The last of my CCCG 2020 papers is now on the arXiv: “New Results in Sona Drawing: Hardness and TSP Separation”, arXiv:2007.15784, with Chiu, Demaine, Diomidov, Hearn, Hesterberg, Korman, Parada, and Rudoy. (As you might infer from the long list of coauthors, it’s a Barbados workshop paper.) The paper studies a mathematical formalization of the lusona drawings of southwest Africa; in this formalization, a sona curve for a given set of points is a curve that can be drawn in a single motion, intersecting itself only at simple crossings, and surrounding each given point in a separate region of the plane, with no empty regions. The paper proves that it’s hard to find the shortest one, hard even to find whether one exists when restricted to grid edges, and gives tighter bounds for the widest possible ratio between sona curve length and TSP tour length; see the preprint or the video I already posted for more information.

To save this post from being content-free, here’s a research question that we didn’t even state in the paper, let alone make any progress on solving: just how many of these curves can a given set of points have? A sona curve can be described as a 4-regular plane multigraph (satisfying certain extra conditions) together with an assignment of the given points to its bounded faces, so there are finitely many of these things up to some sort of topological equivalence. And because this is topological it shouldn’t matter where the points are placed in the plane: the number of curves should be a function only of the number of points.
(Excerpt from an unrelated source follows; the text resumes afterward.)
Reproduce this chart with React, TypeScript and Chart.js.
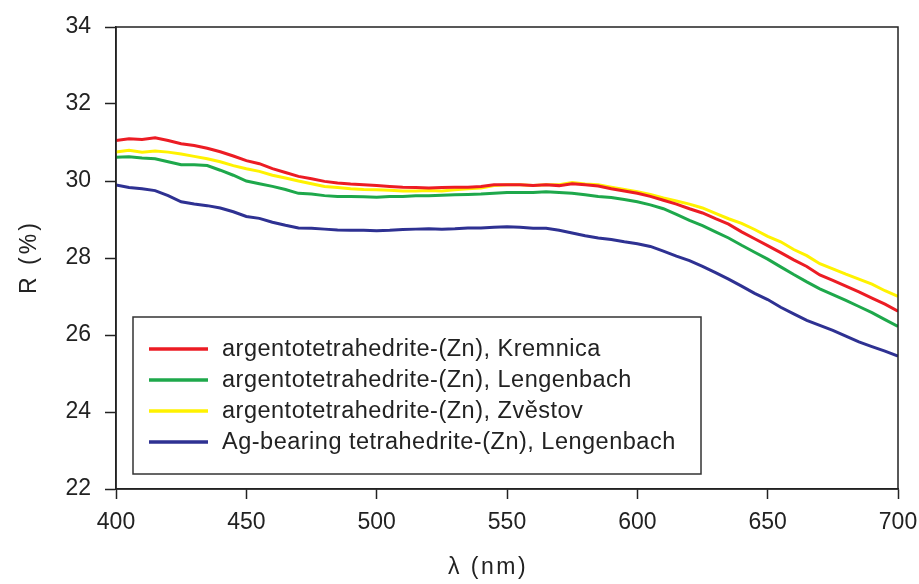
import React, { useEffect, useRef } from "react";
import { Chart, registerables } from "chart.js";

Chart.register(...registerables);

const wavelengths = [
  400, 405, 410, 415, 420, 425, 430, 435, 440, 445, 450, 455, 460, 465, 470, 475, 480, 485, 490, 495,
  500, 505, 510, 515, 520, 525, 530, 535, 540, 545, 550, 555, 560, 565, 570, 575, 580, 585, 590, 595,
  600, 605, 610, 615, 620, 625, 630, 635, 640, 645, 650, 655, 660, 665, 670, 675, 680, 685, 690, 695, 700,
];

const kremnica = [
  31.05, 31.1, 31.08, 31.12, 31.05, 30.97, 30.92, 30.85, 30.76, 30.65, 30.53, 30.45, 30.32, 30.22, 30.12, 30.06, 29.99, 29.95, 29.92, 29.9,
  29.88, 29.86, 29.84, 29.83, 29.82, 29.83, 29.84, 29.84, 29.86, 29.9, 29.9, 29.9, 29.88, 29.9, 29.88, 29.93, 29.9, 29.87, 29.8, 29.74,
  29.68, 29.6, 29.5, 29.4, 29.28, 29.17, 29.02, 28.88, 28.68, 28.5, 28.32, 28.14, 27.95, 27.78, 27.56, 27.42, 27.27, 27.12, 26.96, 26.8, 26.62,
];

const lengenbach = [
  30.62, 30.63, 30.6, 30.58, 30.5, 30.42, 30.42, 30.4, 30.28, 30.15, 30.0, 29.93, 29.86, 29.78, 29.68, 29.66, 29.62, 29.6, 29.6, 29.59,
  29.58, 29.6, 29.6, 29.62, 29.62, 29.63, 29.64, 29.65, 29.66, 29.68, 29.7, 29.7, 29.7, 29.72, 29.7, 29.68, 29.64, 29.6, 29.57, 29.52,
  29.46, 29.38, 29.28, 29.13, 28.98, 28.84, 28.68, 28.52, 28.33, 28.15, 27.97, 27.77, 27.57, 27.38, 27.2, 27.05, 26.9, 26.74, 26.58, 26.4, 26.22,
];

const zvestov = [
  30.75, 30.8, 30.75, 30.78, 30.75, 30.7, 30.64, 30.58, 30.5, 30.4, 30.32, 30.25, 30.15, 30.08, 30.0, 29.93, 29.86, 29.83, 29.8, 29.78,
  29.77, 29.76, 29.74, 29.74, 29.75, 29.74, 29.77, 29.8, 29.82, 29.88, 29.9, 29.9, 29.88, 29.9, 29.9, 29.96, 29.92, 29.9, 29.84, 29.78,
  29.72, 29.65, 29.56, 29.48, 29.4, 29.3, 29.16, 29.02, 28.9, 28.74, 28.56, 28.42, 28.22, 28.06, 27.85, 27.72, 27.58, 27.45, 27.32, 27.15, 27.0,
];

const agBearing = [
  29.9, 29.83, 29.8, 29.75, 29.62, 29.46, 29.4, 29.36, 29.3, 29.2, 29.08, 29.03, 28.93, 28.85, 28.78, 28.77, 28.75, 28.73, 28.72, 28.72,
  28.71, 28.72, 28.74, 28.75, 28.76, 28.75, 28.76, 28.78, 28.78, 28.8, 28.81, 28.8, 28.77, 28.77, 28.72, 28.65, 28.58, 28.52, 28.48, 28.42,
  28.37, 28.3, 28.18, 28.05, 27.93, 27.78, 27.62, 27.45, 27.27, 27.08, 26.92, 26.72, 26.55, 26.38, 26.25, 26.12, 25.97, 25.82, 25.7, 25.58, 25.45,
];

const seriesLabels = [
  "argentotetrahedrite-(Zn), Kremnica",
  "argentotetrahedrite-(Zn), Lengenbach",
  "argentotetrahedrite-(Zn), Zvěstov",
  "Ag-bearing tetrahedrite-(Zn), Lengenbach",
];
const seriesColors = ["#ec1c24", "#1ea84b", "#fff200", "#2e3192"];

const xTitle = "λ (nm)";
const yTitle = "R (%)";

const FONT = "'Liberation Sans', Arial, sans-serif";
const INK = "#222";

const frameLegendTitles = {
  id: "frameLegendTitles",
  afterDatasetsDraw(chart: any) {
    const { ctx, chartArea } = chart;
    ctx.save();
    ctx.strokeStyle = INK;
    ctx.lineWidth = 1.5;
    ctx.strokeRect(chartArea.left, chartArea.top, chartArea.right - chartArea.left, chartArea.bottom - chartArea.top);

    // legend box
    const bx = chartArea.left + 17;
    const by = chartArea.top + 290;
    const bw = 568;
    const bh = 157;
    ctx.fillStyle = "#fff";
    ctx.fillRect(bx, by, bw, bh);
    ctx.strokeStyle = "#333";
    ctx.lineWidth = 1.5;
    ctx.strokeRect(bx, by, bw, bh);

    ctx.font = `23.5px ${FONT}`;
    (ctx as any).letterSpacing = "0.5px";
    ctx.textBaseline = "middle";
    ctx.textAlign = "left";
    chart.data.datasets.forEach((ds: any, i: number) => {
      const y = by + 32 + i * 31;
      ctx.strokeStyle = ds.borderColor;
      ctx.lineWidth = 3.5;
      ctx.beginPath();
      ctx.moveTo(bx + 16, y);
      ctx.lineTo(bx + 75, y);
      ctx.stroke();
      ctx.fillStyle = INK;
      ctx.fillText(ds.label, bx + 89, y + 1);
    });

    // axis titles
    ctx.font = `23px ${FONT}`;
    ctx.fillStyle = INK;
    ctx.textAlign = "center";
    ctx.textBaseline = "middle";
    (ctx as any).letterSpacing = "2.5px";
    ctx.fillText(xTitle, 488, 568);
    ctx.translate(30, 257);
    ctx.rotate(-Math.PI / 2);
    (ctx as any).letterSpacing = "3px";
    ctx.fillText(yTitle, 0, 0);
    ctx.restore();
  },
};

export default function App() {
  const ref = useRef<HTMLCanvasElement>(null);

  useEffect(() => {
    if (!ref.current) return;
    const datasets = [kremnica, lengenbach, zvestov, agBearing].map((vals, i) => ({
      label: seriesLabels[i],
      data: wavelengths.map((x, j) => ({ x, y: vals[j] })),
      borderColor: seriesColors[i],
      backgroundColor: seriesColors[i],
      borderWidth: 3,
      pointRadius: 0,
      tension: 0,
    }));
    const chart = new Chart(ref.current, {
      type: "line",
      data: { datasets },
      plugins: [frameLegendTitles],
      options: {
        responsive: false,
        animation: false,
        layout: { padding: { top: 27, right: 21, left: 0, bottom: 0 } },
        plugins: { legend: { display: false }, tooltip: { enabled: false } },
        scales: {
          x: {
            type: "linear",
            min: 400,
            max: 700,
            afterFit: (s: any) => {
              s.height = 95;
              s.paddingLeft = 0;
              s.paddingRight = 0;
            },
            ticks: {
              stepSize: 50,
              color: INK,
              font: { family: FONT, size: 23 },
              padding: 10,
              maxRotation: 0,
            },
            grid: { drawOnChartArea: false, drawTicks: true, tickLength: 10, color: INK, tickWidth: 1.5 },
            border: { display: true, color: INK, width: 1.5 },
          },
          y: {
            min: 22,
            max: 34,
            afterFit: (s: any) => {
              s.width = 116;
              s.paddingTop = 0;
              s.paddingBottom = 0;
            },
            ticks: {
              stepSize: 2,
              color: INK,
              font: { family: FONT, size: 23 },
              padding: 14,
            },
            grid: { drawOnChartArea: false, drawTicks: true, tickLength: 11, color: INK, tickWidth: 1.5 },
            border: { display: true, color: INK, width: 1.5 },
          },
        },
      },
    });
    return () => chart.destroy();
  }, []);

  return (
    <div style={{ position: "absolute", left: 0, top: 0, width: 919, height: 584, background: "#fff" }}>
      <canvas ref={ref} width={919} height={584} />
    </div>
  );
}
I tried hand-enumerating the curves for up to three points but it was already messy and I’m not certain I got them all. (In an earlier version of this post I definitely didn’t get them all — I had to update the figure below after finding more.) Here are the ones I found:

Sona curves for up to three points

If this hand enumeration is correct, then the numbers of sona curves for \(n\) labeled points form an integer sequence beginning \(1, 3, 24,\dots\) and the numbers for unlabeled points form a sequence beginning \(1, 2, 5,\dots\) but I don’t really know anything more than that for this problem.

Another research direction I don’t know much about yet: given a topological equivalence class of sona drawings, how can we find a good layout for it as an explicit drawing? There’s lots of research on drawing plane graphs nicely but it’s not clear how much of it carries over to making nice sona curves.